My husband had school last night and came home late. Betty and I were already in bed. She has settled in at my feet by this point. He came up the stairs and stood in the doorway and heard Betty start to growl and she sprung up and came up and stood over my head and kept growling. He said that’s a good Betty and her little butt started wagging and she when from protector to super sweetie.

I didn’t think she would be a good protector since she’s never met a stranger but she proved us wrong.


----------



## mswhipple (Mar 7, 2011)

I know just what you mean! Early on, I had the same curiosity (doubt) about Willie's protective instinct. But I've had him 4-1/2 years now, and many times he has shown his protective nature when contractors come to do work on my house. He's friendly but a little reserved, and places himself between me and the worker. Also, if someone is down by the lake and he doesn't recognize them, he let's me know about it by growling.

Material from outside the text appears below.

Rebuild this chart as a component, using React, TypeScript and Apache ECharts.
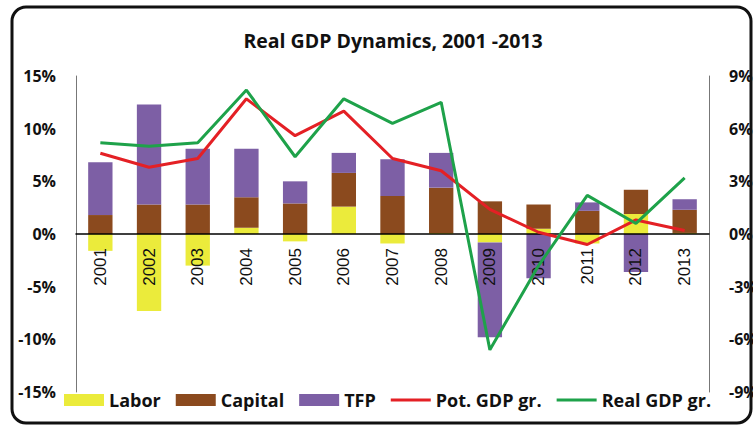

If my sister or brother-in-law come into the house unannounced, using their key to get in, Willie charges toward the "intruder". Of course, as soon as he knows who it is, he's wiggly and happy! So now I am pretty convinced that the Vizsla has a strong protective instinct!


----------



## redbirddog (Apr 23, 2010)

http://redbirddog.blogspot.com/2011/04/vizsla-as-guard-dog.html

Good girl Betty. Above are some stories of Vizslas as guard dogs.

RBD


----------



## KB87 (Jan 30, 2012)

Go Betty!

H hasn't ever growled so I know he's a little different in that regard, but he has shocked me and barked at an unknown person (neighbor behind us) that was in our yard one day. Up until that point I'd only ever heard his high pitched, girlie bark but he really had a deep, almost scary bark for that guy. I was pretty impressed! It's funny what they'll do that really surprises you!


----------



## mlwindc (Feb 8, 2013)

Funny thread! Like everyone else I remember thinking when Wilson was a ill pup that he'd sell me for some pets. Lo and behold, my husband is out tonight so it's just me and the son at home. Doorbell rings at 8:30pm and Wilson barks and runs downstairs barking. I give him the stop command and he stops. By the time I get to the door, no one is there. I peek out the window and see a figure walking down the street -- maybe casing the joint? Anyhow, Wilson is not a barker and has never barked when we have friends come over (and they do ring the bell). Dunno if he sensed something about whoever hit the bell or because my husbands not home... I love these dogs the more I get to know them!


----------



## CrazyCash (Jul 12, 2012)

I was just in my room doing a little reading and Penny is laying on the foot of the bed and Cash is in his dog bed next to my bed. Cash just jumped up out of a dead sleep and ran barking into the living room to protect me from....the refrigerator! It clicked on and he apparently thought that something was wrong. Now he's laying in the doorway of my bedroom staring out into the rest of the house to make sure that scary refrigerator doesn't get us. . Love that guy, thanks for looking out for me Cash, but I think you can go back to sleep now - the refrigerator has learned its lesson.


----------